Nota: Recomendo que todos leiam a thread que o Zachary publicou no Twitter sobre vício e empatia. Temos mesmo muito a aprender com os DIIV.
Recomendações de maio
Mdou Moctar, Funeral for Justice – Os Mdou Moctar agarraram no melhor de Afrique Victime e fizeram um belíssimo disco a partir disso.
Knocked Loose, You Won’t Go Before You’re Supposed To Go – Nenhuma banda faz música tão pesada soar tão bem (e tão diferente) como os Knocked Loose.
Lightning Bug, No Paradise – Disco mui-bonito e perfeito para estes últimos dias de Primavera.
Beth Gibbons, Lives Outgrown – O primeiro real disco a solo da vocalista dos Portishead é uma maravilha. Uma pessoa fica sem chão ao escutá-lo.
Lip Critic, Hex Dealer – Imaginem se os Death Grips e os Model/Actriz tivessem um bebé sonoro – é isto que soa. Entusiasmante do início ao fim.
Crumb, AMAMA – Pela primeira vez desde os EPs, os Crumb fazem um disco interessante do início ao fim.
Nathy Peluso, GRASA – Mais pessoa deviam estar a falar deste disco. Pop latina diferenciada.
One Step Closer, All You Embrace – Um lembrete que o hardcore pode ser o que quisermos.
Marina Satti, P.O.P. – Super interessantes malhas pop vindas da “ROSALÍA grega”.
Pale Spring, murmuration EP - Fechar os olhos. Escutar com atenção. Deixar-se envolver pelas ondas sonoras deste mui-bonito curta-duração.
Vince Staples, Dark Times – O melhor disco do Vince desde os tempos de Big Fish Theory.

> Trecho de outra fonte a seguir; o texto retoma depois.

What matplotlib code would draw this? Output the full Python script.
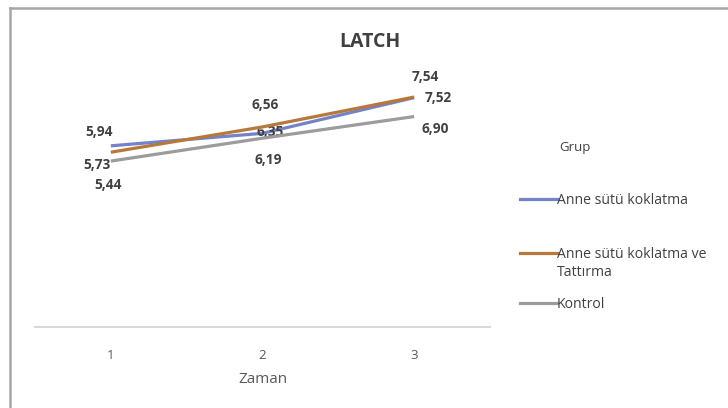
import matplotlib
matplotlib.use("Agg")
import matplotlib.pyplot as plt
from matplotlib.lines import Line2D

plt.rcParams['font.family'] = ['Open Sans', 'DejaVu Sans']

# Data
times = [1, 2, 3]
tick_labels = ["1", "2", "3"]
series_names = ["Anne sütü koklatma", "Anne sütü koklatma ve\nTattırma", "Kontrol"]
anne_sutu = [5.94, 6.35, 7.52]
anne_sutu_tattirma = [5.73, 6.56, 7.54]
kontrol = [5.44, 6.19, 6.90]

series = [anne_sutu, anne_sutu_tattirma, kontrol]
colors = ["#7283C9", "#B8783A", "#9C9C9C"]
# label offsets in pixels (dx, dy)
offsets = [
    [(-12, 14), (8, 1), (24, 0)],
    [(-14, -13), (3, 22), (11, 20)],
    [(-3, -24), (6, -22), (21, -12)],
]

W, H = 728, 408
fig = plt.figure(figsize=(W / 100, H / 100), dpi=100)
fig.patch.set_facecolor("white")

ax_left, ax_right = 35 / W, 490 / W
ax_bottom = 1 - 327 / H
ymax = 9.0
ax_top = 1 - (327 - 30.5 * ymax) / H
ax = fig.add_axes([ax_left, ax_bottom, ax_right - ax_left, ax_top - ax_bottom])

for vals, c, offs in zip(series, colors, offsets):
    ax.plot(times, vals, color=c, lw=2.3, solid_capstyle="butt", zorder=3)
    for x, v, (dx, dy) in zip(times, vals, offs):
        ax.annotate(f"{v:.2f}".replace(".", ","), (x, v), xytext=(dx, dy),
                    textcoords="offset pixels", ha="center", va="center",
                    fontsize=9.8, fontweight="bold", color="#404040")

ax.set_xlim(0.5, 3.5)
ax.set_ylim(0, ymax)
ax.set_xticks(times)
ax.set_xticklabels(tick_labels)
ax.set_yticks([])
ax.tick_params(axis="x", length=0, pad=16, labelsize=9.5, labelcolor="#595959")
for s in ["top", "right", "left"]:
    ax.spines[s].set_visible(False)
ax.spines["bottom"].set_color("#D9D9D9")
ax.spines["bottom"].set_linewidth(1.5)
ax.set_xlabel("Zaman", fontsize=11, color="#595959", labelpad=7)
ax.patch.set_alpha(0)

fig.text(370 / W, 1 - 42 / H, "LATCH", ha="center", va="center",
         fontsize=14, fontweight="bold", color="#404040")

# Legend
fig.text(575 / W, 1 - 148 / H, "Grup", ha="center", va="center",
         fontsize=9.5, color="#404040")
leg_y = [199, 253, 303]
for name, c, y in zip(series_names, colors, leg_y):
    fig.add_artist(Line2D([520 / W, 557 / W], [1 - y / H, 1 - y / H],
                          color=c, lw=2.3, transform=fig.transFigure))
    for i, line in enumerate(name.split("\n")):
        fig.text(557 / W, 1 - (y + 1 + i * 19) / H, line, ha="left", va="center",
                 fontsize=10.1, color="#404040")

# Frame lines
fig.add_artist(Line2D([10 / W, 1], [1 - 8 / H, 1 - 8 / H], color="#A6A6A6", lw=1.8,
                      transform=fig.transFigure))
fig.add_artist(Line2D([10 / W, 10 / W], [0, 1 - 8 / H], color="#A6A6A6", lw=1.8,
                      transform=fig.transFigure))

fig.savefig("out.png", dpi=100)
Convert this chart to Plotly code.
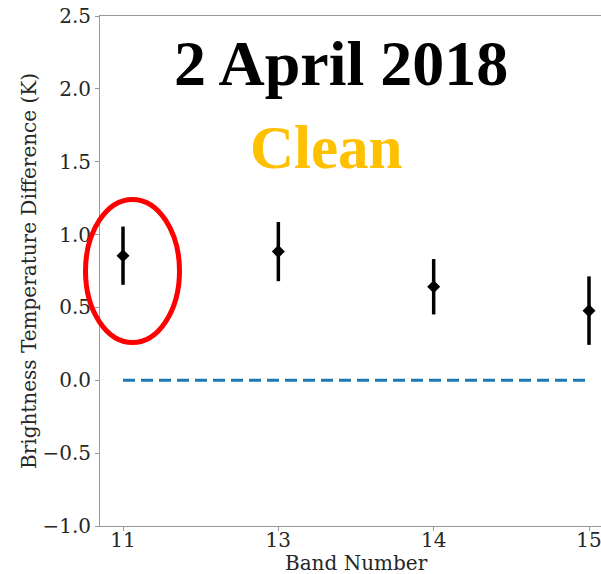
import plotly.graph_objects as go

# Brightness temperature difference per band (K) with 1-sigma spread
bands = ["11", "13", "14", "15"]
bt_diff = [0.855, 0.883, 0.642, 0.478]
bt_err = [0.200, 0.203, 0.190, 0.235]
zero_ref = [0.0, 0.0, 0.0, 0.0]
y_ticks = [-1.0, -0.5, 0.0, 0.5, 1.0, 1.5, 2.0, 2.5]

W, H = 601, 574
L, R, T, B = 100, 0, 16, 48
PW, PH = W - L - R, H - T - B


def px_x(px):
    return (px - L) / PW


def px_y(py):
    return (H - B - py) / PH


serif = "DejaVu Serif"
axis_col = "#9a9a9a"
txt_col = "#262626"

fig = go.Figure()

# zero reference
fig.add_trace(go.Scatter(
    x=bands, y=zero_ref, mode="lines",
    line=dict(color="#1f77b4", width=3, dash="12px,6px"),
    showlegend=False, hoverinfo="skip",
))

# mean difference with error bars
fig.add_trace(go.Scatter(
    x=bands, y=bt_diff, mode="markers",
    marker=dict(symbol="diamond", size=10, color="black"),
    error_y=dict(type="data", array=bt_err, visible=True,
                 color="black", thickness=3.5, width=0),
    showlegend=False,
))

fig.update_layout(
    width=W, height=H,
    margin=dict(l=L, r=R, t=T, b=B, pad=0),
    paper_bgcolor="white", plot_bgcolor="white",
    xaxis=dict(
        type="category", range=[-0.1481, 3.0772],
        showline=True, mirror=True, linecolor=axis_col, linewidth=1,
        ticks="outside", ticklen=4, tickcolor=axis_col,
        ticklabelstandoff=-8,
        showgrid=False, zeroline=False,
        tickfont=dict(family=serif, size=20, color=txt_col),
    ),
    yaxis=dict(
        range=[-1.0, 2.5], tickvals=y_ticks, tickformat=".1f",
        showline=True, mirror=False, linecolor=axis_col, linewidth=1,
        ticks="outside", ticklen=4, tickcolor=axis_col,
        showgrid=False, zeroline=False,
        tickfont=dict(family=serif, size=20, color=txt_col),
    ),
    font=dict(family=serif),
)

annotations = [
    dict(text="Band Number", x=px_x(356), y=px_y(563),
         font=dict(family=serif, size=20, color=txt_col)),
    dict(text="Brightness Temperature Difference (K)", x=px_x(29), y=0.5,
         textangle=-90, font=dict(family=serif, size=20, color=txt_col)),
    dict(text="2 April 2018", x=px_x(340.5), y=px_y(63),
         font=dict(family="Liberation Serif", size=64, color="black",
                   weight="bold")),
    dict(text="Clean", x=px_x(326), y=px_y(148),
         font=dict(family="Liberation Serif", size=61, color="#FFC000",
                   weight="bold")),
]
for a in annotations:
    fig.add_annotation(xref="paper", yref="paper", xanchor="center",
                       yanchor="middle", showarrow=False, **a)

# highlight around band 11
fig.add_shape(type="circle", xref="paper", yref="paper",
              x0=px_x(85.5), x1=px_x(179.5), y0=px_y(342.5), y1=px_y(199.5),
              line=dict(color="red", width=5))

fig.write_html("out.html")
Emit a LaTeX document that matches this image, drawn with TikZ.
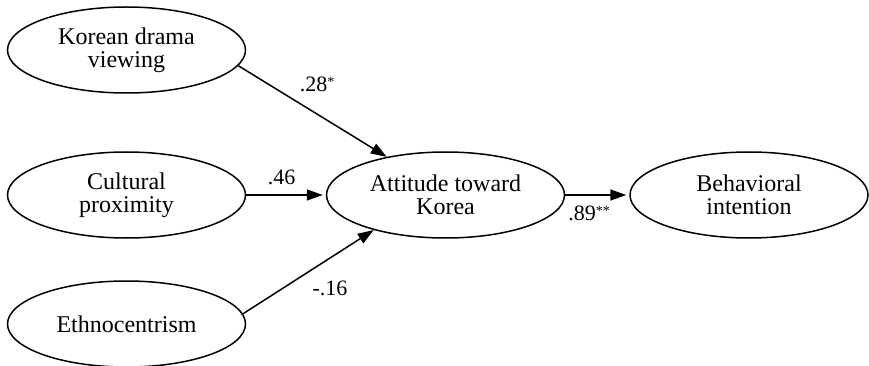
\documentclass[tikz,border=0pt]{standalone}
\usepackage{fontspec}
\setmainfont{Liberation Serif}
\usetikzlibrary{shapes.geometric,arrows.meta}
\newcommand{\sigstar}{\raisebox{5pt}{\fontsize{14}{14}\selectfont*}}
\tikzset{
  latent/.style={draw, ellipse, line width=1.5pt, minimum width=238pt, minimum height=86pt,
    inner sep=0pt, align=center, font=\fontsize{24}{23}\selectfont},
  path/.style={line width=1.5pt, -{Triangle[length=16pt,width=11pt]}},
  coef/.style={anchor=base, inner sep=0pt, font=\fontsize{22}{22}\selectfont}
}
\begin{document}
\begin{tikzpicture}[x=1pt,y=-1pt]
\useasboundingbox (0,0) rectangle (869,366);
\node[latent] (kd) at (126.5,50) {Korean drama\\viewing};
\node[latent] (cp) at (126.5,195) {Cultural\\proximity};
\node[latent] (et) at (126.5,324) {Ethnocentrism};
\node[latent] (ak) at (445.5,195) {Attitude toward\\Korea};
\node[latent] (bi) at (749,195) {Behavioral\\intention};
\draw[path] (kd.-8.75) -- (ak.147);
\draw[path, shorten >=3pt] (cp.east) -- (ak.west);
\draw[path] (et.5.9) -- (ak.206);
\draw[path, shorten >=3pt] (ak.east) -- (bi.west);
\node[coef] (l1) at (317,91.7) {.28\sigstar};
\node[coef] (l2) at (281.5,184) {.46};
\node[coef] (l3) at (330,295) {-.16};
\node[coef] (l4) at (589,220.5) {.89\sigstar\sigstar};
\end{tikzpicture}
\end{document}
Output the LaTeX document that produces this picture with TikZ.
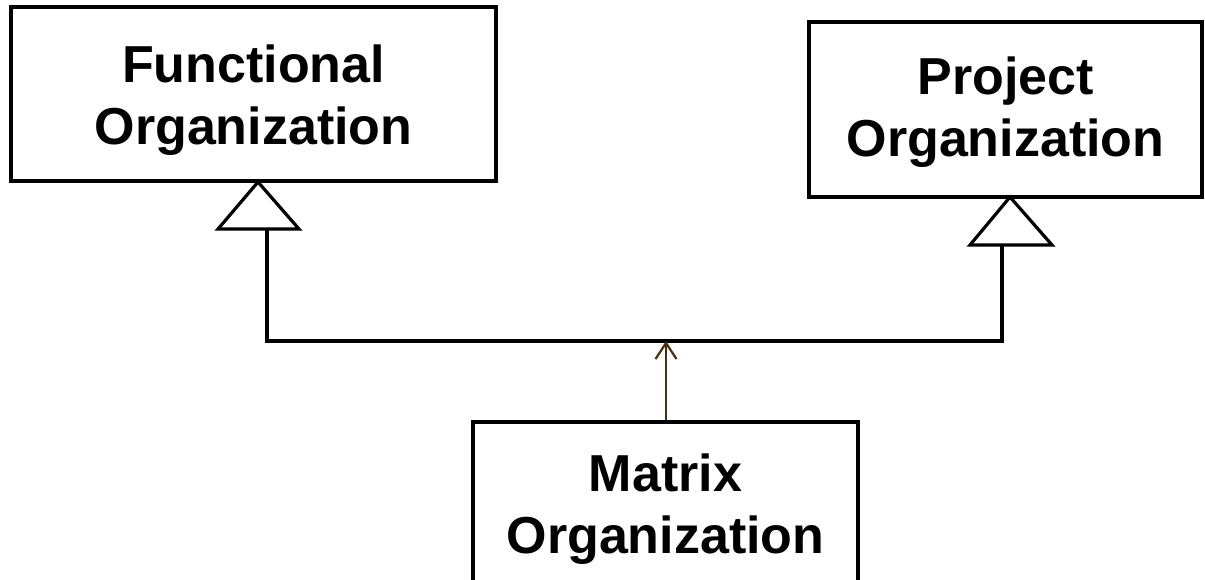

JÜRA, sortaminha - Um dos melhores discos do ano. Pop de alto gabarito made in Portugal. Ler entrevista no Rimas e Batidas
Monday, Underwater, feels like eternity – Se não chorarem a ouvir o novo disco da Cat Falcão, estão a fazer algo de errado (ou de muito certo…) com a vida.
Reia Cibele, Reia Cibele – Um estaladão na puta das fuças doía menos que ouvir as malhas do EP de estreia deste quarteto de screamo lisboeta. E isso é exatamente tudo o que precisam de saber para irem ouvir Reia Cibele.
zé menos & Pedro, O Mau, quatro partos - A junção do rapper zé menos com o produtor Pedro, O Mau, é exatamente àquilo que se espera: um dos projetos mais excitantes do ano no hip-hop nacional. Música demasiado adequada aos dias de hoje.
Por falta de tempo, não há entrevista nesta edição da Clave de Sons.